Quick takeaway: Excellent suspense thriller blends Sex & the City (friendships, lots of quick humor) with Hitchcock-level intrigue & mystery
★ ★ ★ ★ ★ ★ ★ ★ ★ ☆
SPOILER-FREE REVIEW: I was super excited to read a paperback ARC of this novel, which I won in a book club contest, because I’m a huge fan of mystery-thrillers. This will be the first ARC I’ve given 5 stars to, so you can trust that my opinion can’t be bought.
The Return is a debut novel by writer Rachel Harrison, who received her bachelor’s in film/TV writing, which makes her book a very enjoyable and easy read. It reads very much like a Hitchcockian suspense thriller, with very gothic and creepy undertones…but combined with a very realistic and humorous look at friendship, a la Sex & The City. There are as many laughs as there are scares, and the character development is truly great for a suspense novel.
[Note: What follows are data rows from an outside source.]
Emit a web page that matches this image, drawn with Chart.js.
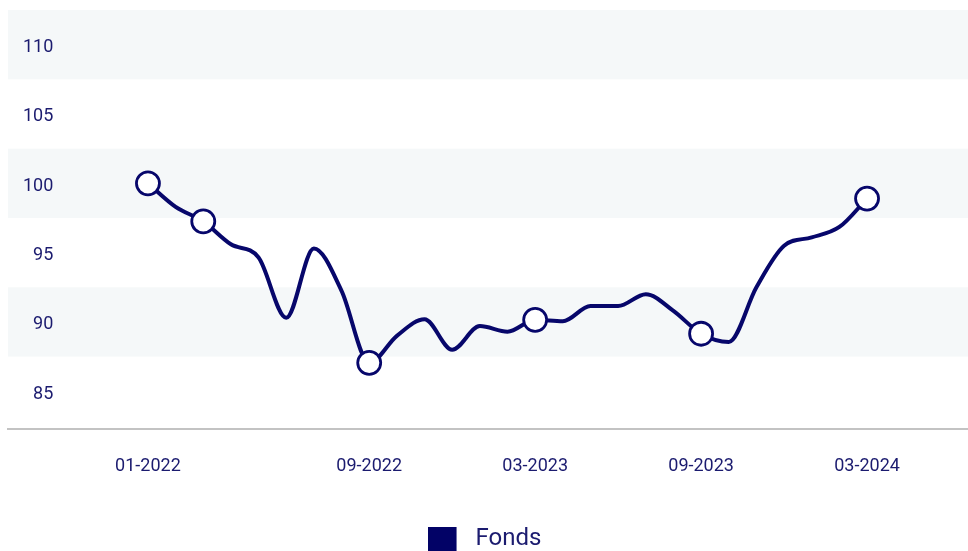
<!DOCTYPE html>
<html lang="en">
<head>
    <meta charset="UTF-8">
    <title>Fonds</title>
    <script src="https://cdn.jsdelivr.net/npm/chart.js"></script>
    <style>
        html, body { margin: 0; padding: 0; background: #fff; overflow: hidden; }
        #wrap { width: 968px; height: 561px; position: relative; }
    </style>
</head>
<body>
    <div id="wrap">
        <canvas id="lineChart"></canvas>
    </div>

    <script>
        // monthly values, 01-2022 .. 03-2024
        const months = [
            '01-2022', '02-2022', '03-2022', '04-2022', '05-2022', '06-2022',
            '07-2022', '08-2022', '09-2022', '10-2022', '11-2022', '12-2022',
            '01-2023', '02-2023', '03-2023', '04-2023', '05-2023', '06-2023',
            '07-2023', '08-2023', '09-2023', '10-2023', '11-2023', '12-2023',
            '01-2024', '02-2024', '03-2024'
        ];
        const fondsValues = [
            100.0, 98.3, 97.25, 95.6, 94.65, 90.3, 95.3, 92.25, 87.05,
            89.0, 90.2, 88.0, 89.7, 89.3, 90.15, 90.05, 91.15, 91.15,
            92.0, 90.8, 89.15, 88.55, 92.5, 95.5, 96.1, 96.85, 98.9
        ];
        const tickMonths = ['01-2022', '09-2022', '03-2023', '09-2023', '03-2024'];
        const markedMonths = ['01-2022', '03-2022', '09-2022', '03-2023', '09-2023', '03-2024'];
        const yTicks = [85, 90, 95, 100, 105, 110];
        const bandTicks = [90, 100, 110];

        const navy = '#07076b';
        const labelColor = '#1b1b6f';

        // light stripes behind every other y tick
        const bandsPlugin = {
            id: 'bands',
            beforeDraw(chart) {
                const { ctx, chartArea, scales } = chart;
                ctx.save();
                ctx.fillStyle = '#f5f8f9';
                bandTicks.forEach(v => {
                    const top = scales.y.getPixelForValue(v + 2.5);
                    const bottom = scales.y.getPixelForValue(v - 2.5);
                    ctx.fillRect(chartArea.left, top, chartArea.right - chartArea.left, bottom - top);
                });
                ctx.restore();
            }
        };

        // legend square (extra transparent room on the right = gap before the text)
        const legendBox = document.createElement('canvas');
        legendBox.width = 43;
        legendBox.height = 24;
        const lctx = legendBox.getContext('2d');
        lctx.fillStyle = '#020266';
        lctx.fillRect(0, 0, 29, 24);

        const noPadding = scale => {
            scale.paddingTop = 0;
            scale.paddingBottom = 0;
            scale.paddingLeft = 0;
            scale.paddingRight = 0;
        };

        const points = fondsValues.map((v, i) => ({ x: i, y: v }));
        const radii = months.map(m => markedMonths.includes(m) ? 11.5 : 0);

        const config = {
            type: 'line',
            data: {
                datasets: [{
                    label: 'Fonds',
                    data: points,
                    borderColor: navy,
                    backgroundColor: navy,
                    borderWidth: 4,
                    cubicInterpolationMode: 'monotone',
                    pointRadius: radii,
                    pointHoverRadius: radii,
                    pointBackgroundColor: '#ffffff',
                    pointBorderColor: navy,
                    pointBorderWidth: 2.8,
                    fill: false
                }]
            },
            options: {
                responsive: true,
                maintainAspectRatio: false,
                animation: false,
                layout: { autoPadding: false, padding: { left: 8, top: 10, right: 0, bottom: 0 } },
                scales: {
                    x: {
                        type: 'linear',
                        min: -5.06,
                        max: 29.65,
                        afterBuildTicks: scale => {
                            scale.ticks = tickMonths.map(m => ({ value: months.indexOf(m) }));
                        },
                        afterFit: noPadding,
                        grid: { display: false, drawTicks: false },
                        border: { display: true, color: '#c3c3c3', width: 2 },
                        ticks: {
                            padding: 26,
                            color: labelColor,
                            font: { family: 'Roboto', size: 18 },
                            maxRotation: 0,
                            callback: value => months[value]
                        }
                    },
                    y: {
                        min: 82.25,
                        max: 112.5,
                        afterBuildTicks: scale => {
                            scale.ticks = yTicks.map(v => ({ value: v }));
                        },
                        afterFit: scale => {
                            noPadding(scale);
                            scale.width = 0;
                        },
                        grid: { display: false, drawTicks: false },
                        border: { display: false },
                        ticks: {
                            mirror: true,
                            crossAlign: 'far',
                            padding: 15,
                            labelOffset: 3,
                            color: labelColor,
                            font: { family: 'Roboto', size: 18 }
                        }
                    }
                },
                plugins: {
                    tooltip: { enabled: false },
                    legend: {
                        position: 'bottom',
                        labels: {
                            usePointStyle: true,
                            pointStyle: legendBox,
                            pointStyleWidth: 29,
                            boxHeight: 24,
                            padding: 24,
                            color: labelColor,
                            font: { family: 'Roboto', size: 24 }
                        }
                    }
                }
            },
            plugins: [bandsPlugin]
        };

        const ctx = document.getElementById('lineChart').getContext('2d');
        new Chart(ctx, config);
    </script>
</body>
</html>
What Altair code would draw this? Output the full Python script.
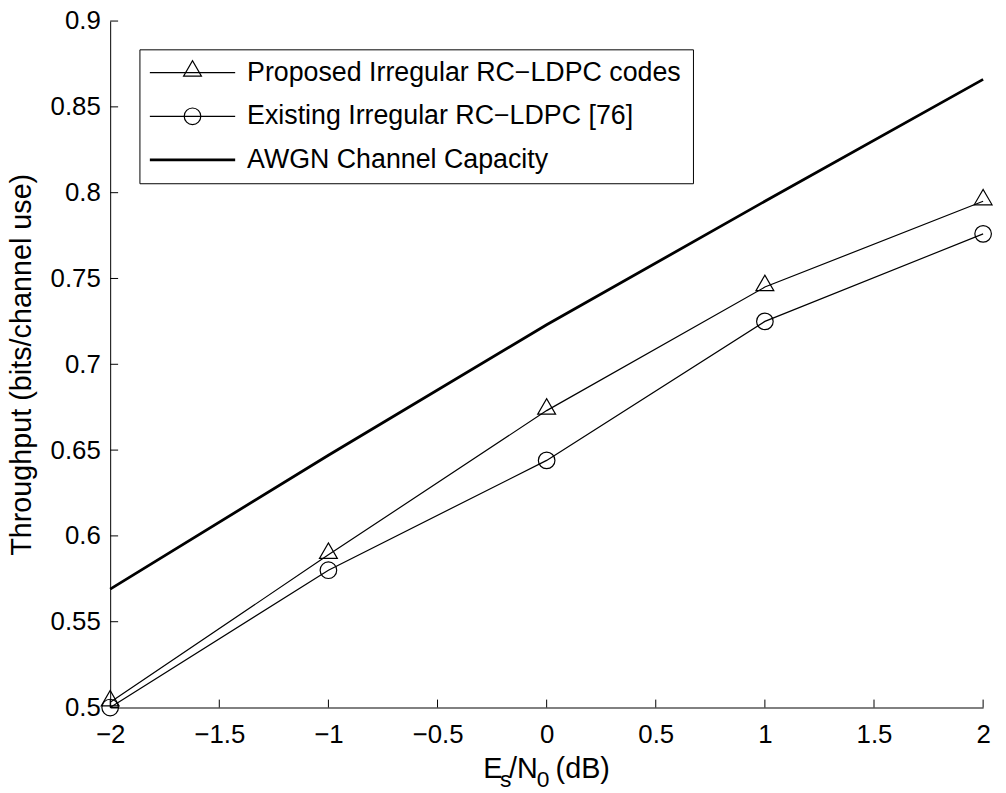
import altair as alt
import pandas as pd

# ---- data ----
snr = [-2, -1, 0, 1, 2]
proposed = [0.503, 0.589, 0.673, 0.745, 0.795]
existing = [0.500, 0.580, 0.644, 0.725, 0.776]
awgn = [0.569, 0.647, 0.723, 0.795, 0.866]
series_names = [
    "Proposed Irregular RC\u2212LDPC codes",
    "Existing Irregular RC\u2212LDPC [76]",
    "AWGN Channel Capacity",
]
x_ticks = [-2, -1.5, -1, -0.5, 0, 0.5, 1, 1.5, 2]
y_ticks = [0.5, 0.55, 0.6, 0.65, 0.7, 0.75, 0.8, 0.85, 0.9]
y_title = "Throughput (bits/channel use)"

FONT = "Liberation Sans"
W, H = 880, 692
TRI = "M -1 0.4 L 1 0.4 L 0 -1.332 Z"

df_p = pd.DataFrame({"x": snr, "y": proposed})
df_e = pd.DataFrame({"x": snr, "y": existing})
df_a = pd.DataFrame({"x": snr, "y": awgn})

xs = alt.Scale(domain=[-2, 2], nice=False, zero=False)
ys = alt.Scale(domain=[0.5, 0.9], nice=False, zero=False)
xa = alt.Axis(values=x_ticks, format="~g", title="")
ya = alt.Axis(values=y_ticks, format="~g", title=y_title)


def X():
    return alt.X("x:Q", scale=xs, axis=xa)


def Y():
    return alt.Y("y:Q", scale=ys, axis=ya)


awgn_line = alt.Chart(df_a).mark_line(color="black", strokeWidth=2.8).encode(x=X(), y=Y())
prop_line = alt.Chart(df_p).mark_line(color="black", strokeWidth=1.2).encode(x=X(), y=Y())
prop_pts = alt.Chart(df_p).mark_point(
    shape=TRI, size=324, filled=False, color="black", strokeWidth=1.2, opacity=1
).encode(x=X(), y=Y())
exist_line = alt.Chart(df_e).mark_line(color="black", strokeWidth=1.2).encode(x=X(), y=Y())
exist_pts = alt.Chart(df_e).mark_point(
    shape="circle", size=279, filled=False, color="black", strokeWidth=1.2, opacity=1
).encode(x=X(), y=Y())

# inward tick marks (MATLAB style)
xt = alt.Chart(pd.DataFrame({"x": x_ticks})).mark_rule(color="black", strokeWidth=1).encode(
    x=X(), y=alt.value(H), y2=alt.value(H - 8)
)
yt = alt.Chart(pd.DataFrame({"y": y_ticks})).mark_rule(color="black", strokeWidth=1).encode(
    y=Y(), x=alt.value(0), x2=alt.value(8)
)

one = pd.DataFrame({"a": [0]})

# legend
box = alt.Chart(one).mark_rect(fill="white", stroke="black", strokeWidth=1).encode(
    x=alt.value(30), x2=alt.value(588), y=alt.value(29), y2=alt.value(164)
)
rows = [52, 96, 140]
leg = [box]
for i, (name, r) in enumerate(zip(series_names, rows)):
    sw = 2.8 if i == 2 else 1.2
    leg.append(
        alt.Chart(one).mark_rule(color="black", strokeWidth=sw).encode(
            x=alt.value(40), x2=alt.value(126), y=alt.value(r)
        )
    )
    leg.append(
        alt.Chart(one).mark_text(
            text=name, align="left", baseline="middle", font=FONT, fontSize=27, color="black"
        ).encode(x=alt.value(138), y=alt.value(r))
    )
leg.append(
    alt.Chart(one).mark_point(
        shape=TRI, size=324, filled=False, color="black", strokeWidth=1.2, opacity=1
    ).encode(x=alt.value(83), y=alt.value(rows[0]))
)
leg.append(
    alt.Chart(one).mark_point(
        shape="circle", size=279, filled=False, color="black", strokeWidth=1.2, opacity=1
    ).encode(x=alt.value(83), y=alt.value(rows[1]))
)

# x-axis title E_s/N_0 (dB) with subscripts
title_parts = [
    ("E", 376, 763, 29),
    ("s", 393, 772, 23),
    ("/N", 402, 763, 29),
    ("0", 430, 772, 23),
    ("(dB)", 449, 763, 29),
]
xtitle = []
for t, px, py, fs in title_parts:
    xtitle.append(
        alt.Chart(one).mark_text(
            text=t, align="left", baseline="alphabetic", font=FONT, fontSize=fs, color="black"
        ).encode(x=alt.value(px), y=alt.value(py))
    )

chart = (
    alt.layer(awgn_line, prop_line, exist_line, prop_pts, exist_pts, xt, yt, *leg, *xtitle)
    .properties(
        width=W,
        height=H,
        autosize=alt.AutoSizeParams(type="none"),
        padding={"left": 103, "top": 10, "right": 15, "bottom": 82},
        background="white",
    )
    .configure_view(stroke=None)
    .configure_axis(
        grid=False,
        ticks=False,
        tickSize=0,
        domainColor="black",
        domainWidth=1,
        labelFont=FONT,
        labelFontSize=26,
        labelColor="black",
        labelFlush=False,
        labelOverlap=False,
        labelBound=False,
        titleFont=FONT,
        titleFontSize=29,
        titleFontWeight="normal",
        titleColor="black",
    )
    .configure_axisX(labelPadding=14)
    .configure_axisY(
        labelPadding=10,
        titleX=-80,
        titleY=346,
        titleAngle=270,
        titleAlign="center",
        titleBaseline="alphabetic",
    )
)

chart.save("out.html", embed_options={"renderer": "svg", "actions": False})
In The Return we’re introduced to our protagonist Elise, who is living a mundane and quiet existence in Buffalo when she receives a phone call from one of her college friends informing her that her best friend Julie is missing. Julie had gone hiking one morning in a national park and, according to her husband, never returned. Elise, Julie, and their friends Molly and Mae had met and become very close in college, and Elise – who was the closest to Julie – is the only one who has a hard time believing Julie is truly missing.
Just when her convictions are starting to wear thin from the endless months of waiting, Julie reappears on her own porch and is found by her husband, two years to the day she went missing. She has no memory of what happened to her, and the women immediately plan a getaway for the four of them to reconnect and celebrate Julie’s return. The getaway is set for a resort hidden away in the woods of Northern New York in October, where each room is vibrantly and aggressively decorated with a theme like “gothic red” or “jungle oasis” and comes complete with hidden hallways and real running water. Instead of seeming chic and modern, these themes will become sinister and haunting as the story progresses.
The three friends quickly realize that Julie is…very different than she was before. She’s no longer a vegetarian, eating meat almost raw and with an animal-life ferocity that frightens them. Her teeth crack and shatter, her face and body are gaunt, her hands are freezing cold, and she growls upon being touched. Elise, Molly and Mae agree to keep their questions to themselves as Julie continuges to recover…but as time passes, her changing habits make it harder and harder to keep their pact. Even worse, strange things are happening at the hotel: shadows that follow Elise, blood-like substances dripping from air vents, and missing staff who vanish without a trace.
Elise has a complicated past of her own; her current life in Buffalo is a punishment she’s inflicting on herself for cheating with a married professor, and her friendship with Julie’s husband grew uncomfortably too close for comfort over their regular phone calls while Julie was missing. Confronting Julie with the truth about what has happened to her, and what she’s become, means she really has to confront the truth about her own life decisions. The creepy happenings culminate in a crescendo of terrifying events: several of the friends fall gravely ill, the inn is barely functioning, and a bloody and vividly descriptive confrontation finally leads to the truth about who – or what – Julie is, and what will become of their friendships.
This novel was such a good read, because it’s difficult to find a true horror/suspense novel that reads like a nightmare while ALSO including a diverse array of characters whose friendships are more than shallow and underdeveloped plot points. These women have vastly different backgrounds, and they each have their own struggles – albinism, racism, missing limbs, complicated family dynamics – but they choose to be friends and to help each other overcome their own struggles and circumstances. (“So, for a while, she ended up giving away her life story to satisfy obnoxious strangers.” page 10) They are funny and honest with each other, even as they face their own crumbling situation…and we are privy to all of their best inside jokes.
The descriptions in this book were disturbingly good for a debut novel, and perfect for the storyline:
“But the silence isn’t really silence. The wind is relentless. It consumes the quiet, chomps on it, breaks its bones. Snap, crackle, pop.” (page 175)
“Something’s not right. Something’s not right. The feeling is so strong. It’s like watching a scary movie when the teenagers stand at the door of that old, abandoned house plagued by urban legend, and they reach for the knob slowly, and you think, I wouldn’t do that. I would go home. It’s the screaming intuition you suffer but they lack. Here I am, staring down the door” (p.161).
Overall, I’m adding Harrison to my list of fave thriller authors, and looking forward to her next novel.